JOE HOCKEY defamation

Former defamation litigant Joe Hockey.

If Australia is to overhaul its defamation legislation, the best first step would be to have the Australian Law Reform Commission (ALRC) do a full-scale inquiry, according to Melbourne University associate professor Jason Bosland.

One of its main priorities would be to look at the impact of technology on defamation law, which currently is the topic of a wide-ranging review by the Law Commission of Ontario. “It needs to be a full examination, not just a review. You would need a very wide-ranging analysis of defamation law and where the problems are,” Bosland told Crikey.

Bosland said one of the issues a review should look at would be republication, and jurisdiction. This came into play in the recent Rebel Wilson case against Bauer Media, in which the first decision found she was owed damages for work lost in the US, even though she wouldn’t have been able to sue in the US for defamation because of its First Amendment.

“You can sue on one cause of action in one jurisdiction, but claim for damages for things that flow from that publication (i.e. work lost in the US),” Bosland said. “It’s a way of circumventing restrictions in place to do with publication in those jurisdictions.”

Technology has also changed what constitutes a publisher. Last week, the High Court allowed an appeal against Google for unfavourable autocomplete and image search results by Milorad Trkulja, who was shot in the back in Melbourne in 2004.

In the NSW government’s review of the Defamation Act, published last week, it noted concerns about how publishing on social media, text messaging or elsewhere online is affected by defamation law.

[What would it take to fix Australia’s restrictive defamation laws?]

Another problem with defamation law in Australia is that the defences available to news outlets are not sufficient. Bosland said that if someone sues a news organisation for defamation, even if that story was in the public interest, it is very difficult for news organisations to win.

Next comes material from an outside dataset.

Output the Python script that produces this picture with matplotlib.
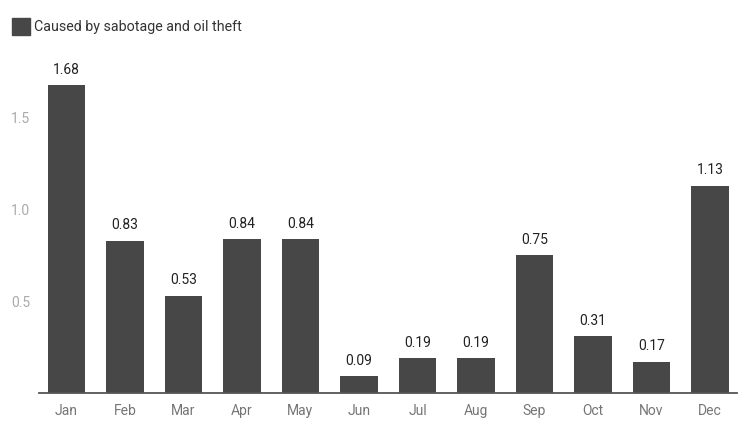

“It’s so easy for the cause of action to be made out, and so difficult to establish defences. The defences available have been interpreted so narrowly that they’re practically useless,” he said. “The defences need to give latitude [for journalists to have] made mistakes. [The court] needs to not look at it through the lens of hindsight.”

Bosland also said the way the law is constructed is weighted towards the person suing — they get to select what they’re alleging the publication means, which the court then decides. “What you do as a claimant lawyer is select a meaning that won’t be able to be defended, even if it’s just one of a number of meanings that could be obtained,” he said.

Even if reporting is in the public interest, and it could be defended, the costs of defending a defamation action can be prohibitive. Bosland cited the Joe Hockey case against Fairfax, which he said cost the publisher about $1 million, even though they won 85% of the case.

“Even if publishers have a defence, I’m sure there are times they don’t publish because the cost of going through proving it outweighs the public interest,” he said.

And that was before the Rebel Wilson case, which effectively removed the statutory cap on damages if the court decides aggravated damages should apply.

It is possible that Australia could adopt a “serious harm” test — which the UK introduced when its defamation laws were overhauled in 2013 — intended to reduce the number of minor cases that cost more to litigate than the damages were worth.

But, even if the ALRC recommends an overhaul of the law, it’s not necessarily a green light for change. It would require either consensus among all states to change the current laws, or a new federal law that would take precedence over current state and territory laws. In 2014, the ALRC recommended a statutory and limited tort of privacy, which has yet to be acted on.